I just opened a pull request which currently handle most of the stuff https://github.com/wikimedia/restbase-cassandra/pull/52

Another questions I have is nodejs driver seems to emit a byte array instead of a token, do anyone have any idea on how to convert the byte array into a token?

GWicke reopened this task as Open.EditedFeb 22 2015, 9:32 PM

Lets reopen this, as this hasn't actually been implemented for restbase yet.

In the public interface, I think it makes sense to consider using HAL for the next pointer:

{
    "_links": {
        "next": { "href": "?next=aGVsbG8gd29ybGQ=" }
    }
    items: [ ... ]
}

The public next token should be opaque and not user-editable. This example is just a base64-encoded 'hello world', but in real life we might want to use a signed string. One option that comes to mind is a JWT with simple salted hash signature (but this might be a bit heavy), the other a simple custom base64(value) + '.' + base64(salted_hash) scheme.

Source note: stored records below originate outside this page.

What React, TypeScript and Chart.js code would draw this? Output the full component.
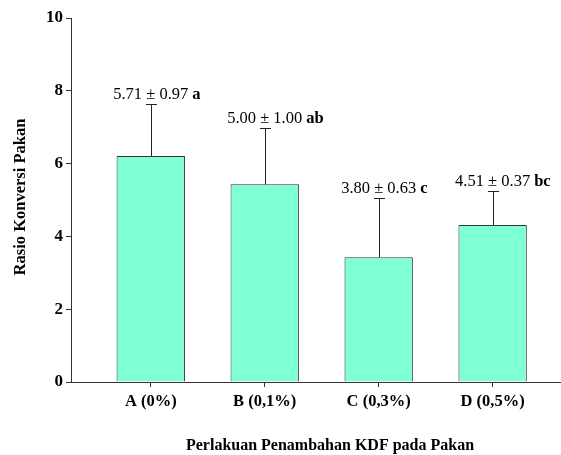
import React, { useEffect, useRef } from "react";
import { Chart, registerables } from "chart.js";

Chart.register(...registerables);

const categories = ["A (0%)", "B (0,1%)", "C (0,3%)", "D (0,5%)"];
const barValues = [6.21, 5.43, 3.43, 4.31];
const errorPlus = [1.43, 1.56, 1.62, 0.93];
const meanLabels = ["5.71 \u00b1 0.97", "5.00 \u00b1 1.00", "3.80 \u00b1 0.63", "4.51 \u00b1 0.37"];
const letterLabels = ["a", "ab", "c", "bc"];
const yTicks = [0, 2, 4, 6, 8, 10];
const xTitle = "Perlakuan Penambahan KDF pada Pakan";
const yTitle = "Rasio Konversi Pakan";

const FONT = "'Liberation Serif', 'Times New Roman', serif";

const overlayPlugin = {
  id: "overlay",
  afterDatasetsDraw(chart: any) {
    const ctx = chart.ctx;
    const xs = chart.scales.x;
    const ys = chart.scales.y;
    ctx.save();
    barValues.forEach((v, i) => {
      const x = xs.getPixelForValue(i);
      const yb = ys.getPixelForValue(v);
      const yt = ys.getPixelForValue(v + errorPlus[i]);
      ctx.strokeStyle = "#222";
      ctx.lineWidth = 1;
      ctx.beginPath();
      ctx.moveTo(Math.round(x) + 0.5, yb);
      ctx.lineTo(Math.round(x) + 0.5, Math.round(yt) + 0.5);
      ctx.moveTo(Math.round(x) - 5, Math.round(yt) + 0.5);
      ctx.lineTo(Math.round(x) + 6, Math.round(yt) + 0.5);
      ctx.stroke();
      // label
      ctx.fillStyle = "#000";
      ctx.textBaseline = "alphabetic";
      ctx.font = `16.5px ${FONT}`;
      const mt = meanLabels[i];
      const w = ctx.measureText(mt).width;
      const left = x - w / 2;
      ctx.textAlign = "left";
      ctx.fillText(mt, left, yt - 5);
      ctx.font = `bold 16.5px ${FONT}`;
      ctx.fillText(letterLabels[i], left + w + 4, yt - 5);
    });
    // axis titles
    ctx.fillStyle = "#000";
    ctx.font = `bold 16px ${FONT}`;
    ctx.textAlign = "center";
    ctx.textBaseline = "middle";
    ctx.fillText(xTitle, 330, 446);
    ctx.translate(21, 197);
    ctx.rotate(-Math.PI / 2);
    ctx.font = `bold 16.5px ${FONT}`;
    ctx.fillText(yTitle, 0, 0);
    ctx.restore();
  },
};

export default function App() {
  const ref = useRef<HTMLCanvasElement>(null);
  useEffect(() => {
    document.body.style.margin = "0";
    const canvas = ref.current!;
    const chart = new Chart(canvas, {
      type: "bar",
      data: {
        datasets: [
          {
            data: barValues.map((v, i) => ({ x: i, y: v })),
            backgroundColor: "#7fffd4",
            borderColor: "#333333",
            borderWidth: 1,
            barPercentage: 0.6,
            categoryPercentage: 1,
          },
        ],
      },
      options: {
        responsive: false,
        animation: false,
        layout: { padding: { top: 18, right: 0, left: 0, bottom: 0 } },
        plugins: { legend: { display: false }, tooltip: { enabled: false } },
        scales: {
          x: {
            type: "linear",
            min: -0.7,
            max: 3.6,
            offset: false,
            afterBuildTicks: (scale: any) => {
              scale.ticks = categories.map((_, i) => ({ value: i }));
            },
            afterFit: (scale: any) => {
              scale.height = 73;
            },
            ticks: {
              callback: (v: any) => categories[v as number] ?? "",
              color: "#000",
              font: { family: FONT, size: 16.5, weight: "bold" },
              padding: 5,
              maxRotation: 0,
              autoSkip: false,
            },
            grid: { display: true, offset: false, drawOnChartArea: false, tickLength: 5, color: "#333" },
            border: { display: true, color: "#333", width: 1 },
          },
          y: {
            min: 0,
            max: 10,
            afterBuildTicks: (scale: any) => {
              scale.ticks = yTicks.map((v) => ({ value: v }));
            },
            afterFit: (scale: any) => {
              scale.width = 71;
            },
            ticks: {
              color: "#000",
              font: { family: FONT, size: 17, weight: "bold" },
              padding: 3,
            },
            grid: { display: true, drawOnChartArea: false, tickLength: 5, color: "#333" },
            border: { display: true, color: "#333", width: 1 },
          },
        },
      },
      plugins: [overlayPlugin],
    } as any);
    return () => chart.destroy();
  }, []);
  return (
    <div style={{ width: 561, height: 455 }}>
      <canvas ref={ref} width={561} height={455} style={{ display: "block" }} />
    </div>
  );
}
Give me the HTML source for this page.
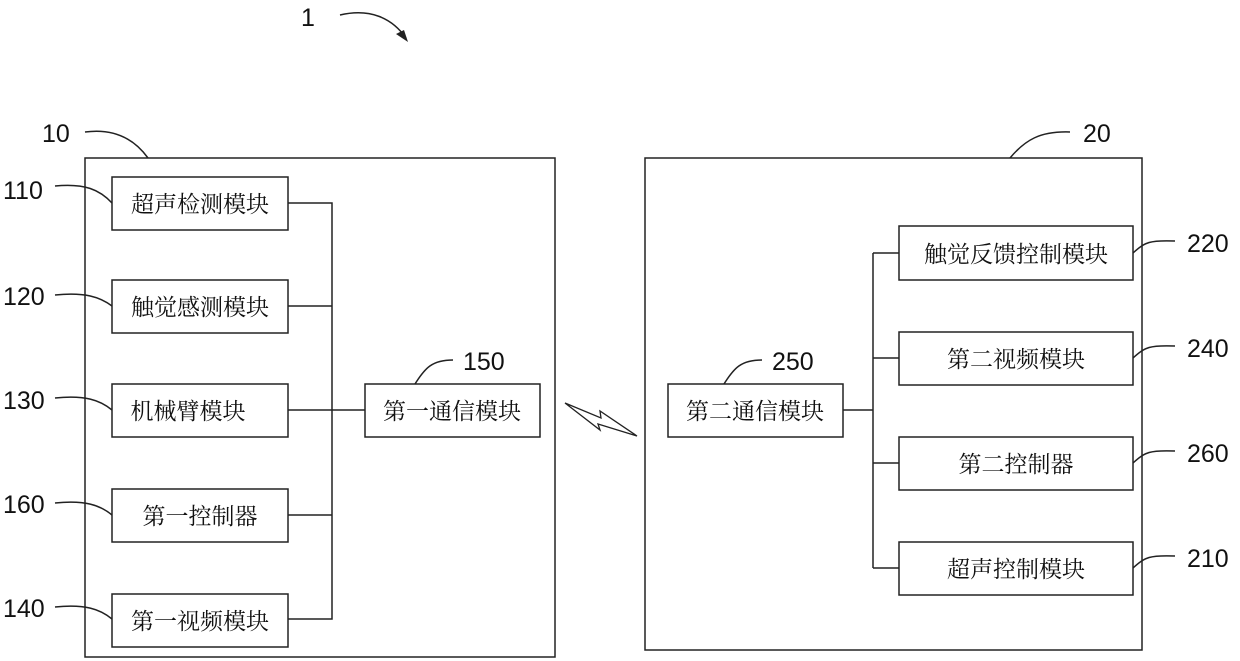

Example with jsonwebtoken:

$ npm install jsonwebtoken
npm WARN package.json yaml@0.2.3 No repository field.
npm WARN engine jsonwebtoken@3.2.2: wanted: {"npm":">=1.4.28"} (current: {"node":"0.10.29","npm":"1.4.21"})
jsonwebtoken@3.2.2 node_modules/jsonwebtoken
└── jws@1.0.1 (jwa@1.0.0, base64url@1.0.4)
$ node
> var jwt = require('jsonwebtoken');
undefined
> jwt.sign('pagingparameter', 'secret')
'eyJhbGciOiJIUzI1NiJ9.cGFnaW5ncGFyYW1ldGVy.P7WRYem2GVH99EWsvOw-dqVPM4x_eTqTi3i4FYIeSes'

Not terribly compact, but using sha256 & a standard algorithm.

This is now merged. Should go out to production later this week.